Drug repurposing is the process of discovering new uses for existing drugs. The process is becoming increasingly important in drug development as success rates for new drugs in clinical trials decrease and costs increase. Critical to drug repurposing is initially identifying candidate drug-disease relationships.
Using a type of genetic study called a phenome-wide association study, researchers identified thousands of potential disease and drug relationships. This could serve as an early clue when looking for drugs that may effectively treat diseases they’re not currently prescribed for.
“This is a proof of principle study demonstrating phenome-wide association data may be rapidly applied to developing or repurposing existing drugs,” said Scott Hebbring, Ph.D., principal investigator and research scientist, Marshfield Clinic Research Institute’s Center for Human Genetics. “Unlike other genetic-based approaches, a phenome-wide association study allows us to look at thousands of diseases at once, rather than just one disease at a time.”
A team of researchers, using the phenome-wide approach, identified more than 14,800 examples of where a drug might be used to treat an unrelated disease. They did this by cross-referencing drug-disease pairs identified by phenome-wide data with existing medical literature to find examples where a disease and drug were
mentioned in the same article.
“While we didn’t provide context for these relationships, we hope these novel findings offer researchers clues that allow them to prioritize which potential relationships to study first,” Hebbring said. “That, in turn, could help us more quickly find new uses for current drugs.”
They also found more than 38,000 novel drug-disease relationships not yet studied, according to the medical literature. These results suggest phenome-wide association study data may bring to light many additional diseases that may be treated with already developed drugs.
To read the full study, go to Nature Biotechnology.

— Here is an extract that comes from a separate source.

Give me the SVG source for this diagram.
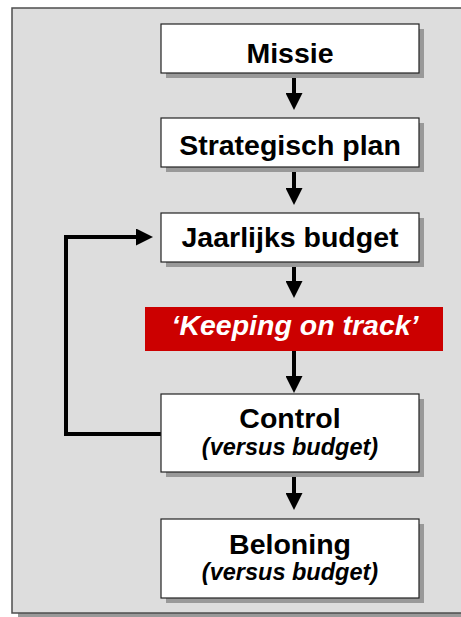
<svg xmlns="http://www.w3.org/2000/svg" width="461" height="617" viewBox="0 0 461 617">
<defs>
<style>
.shadow{fill:#999999}
.box{fill:#ffffff;stroke:#222222;stroke-width:1.2}
.h{font-family:"Liberation Sans",Arial,sans-serif;font-weight:bold;font-size:28.5px;fill:#000;text-anchor:middle}
.s{font-family:"Liberation Sans",Arial,sans-serif;font-weight:bold;font-style:italic;font-size:23.5px;fill:#000;text-anchor:middle}
.k{font-family:"Liberation Sans",Arial,sans-serif;font-weight:bold;font-style:italic;font-size:28.5px;fill:#fff;text-anchor:middle}
.conn{stroke:#000;stroke-width:4;fill:none}
</style>
<marker id="ah" markerUnits="userSpaceOnUse" markerWidth="17" markerHeight="17" viewBox="0 0 17 17" refX="0" refY="8.5" orient="auto">
<path d="M0,0 L17,8.5 L0,17 z" fill="#000"/>
</marker>
</defs>
<g id="frame">
<rect x="18" y="14" width="460" height="605" class="shadow"/>
<rect x="12" y="8" width="460" height="605" fill="#dddddd" stroke="#4d4d4d" stroke-width="1.5"/>
</g>
<g id="connectors">
<line x1="294" y1="73" x2="294" y2="93" class="conn" marker-end="url(#ah)"/>
<line x1="294" y1="167" x2="294" y2="188" class="conn" marker-end="url(#ah)"/>
<line x1="294" y1="262" x2="294" y2="281" class="conn" marker-end="url(#ah)"/>
<line x1="294" y1="351" x2="294" y2="376" class="conn" marker-end="url(#ah)"/>
<line x1="294" y1="472" x2="294" y2="493" class="conn" marker-end="url(#ah)"/>
<path d="M161,434 H66 V237 H136" class="conn" marker-end="url(#ah)"/>
</g>
<g id="missie">
<rect x="166" y="29" width="258" height="49" class="shadow"/>
<rect x="161" y="24" width="258" height="49" class="box"/>
<text x="290" y="63" class="h">Missie</text>
</g>
<g id="strategisch-plan">
<rect x="166" y="123" width="258" height="49" class="shadow"/>
<rect x="161" y="118" width="258" height="49" class="box"/>
<text x="290" y="155" class="h">Strategisch plan</text>
</g>
<g id="jaarlijks-budget">
<rect x="166" y="218" width="258" height="49" class="shadow"/>
<rect x="161" y="213" width="258" height="49" class="box"/>
<text x="290" y="247" class="h">Jaarlijks budget</text>
</g>
<g id="keeping-on-track">
<rect x="145" y="307" width="298" height="44" fill="#cc0000"/>
<text x="295" y="335" class="k">‘Keeping on track’</text>
</g>
<g id="control">
<rect x="166" y="399" width="258" height="78" class="shadow"/>
<rect x="161" y="394" width="258" height="78" class="box"/>
<text x="290" y="428" class="h">Control</text>
<text x="290" y="455" class="s">(versus budget)</text>
</g>
<g id="beloning">
<rect x="166" y="524" width="258" height="79" class="shadow"/>
<rect x="161" y="519" width="258" height="79" class="box"/>
<text x="290" y="554" class="h">Beloning</text>
<text x="290" y="580" class="s">(versus budget)</text>
</g>
</svg>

Marshfield Clinic Research Institute (MCRI), a division of Marshfield Clinic, was founded in 1959. It’s the largest private medical research institute in Wisconsin. MCRI consists of research centers in clinical research, agricultural health and safety,
epidemiology, human genetics and biomedical informatics. Marshfield Clinic investigators publish extensively in peer-reviewed medical and scientific journals addressing
a wide range of diseases and other health issues including cancer, heart disease, diabetes, eye disease, infectious disease, neurological disease, pediatrics, radiology,
vaccine effectiveness, women's health, agricultural safety and genetics.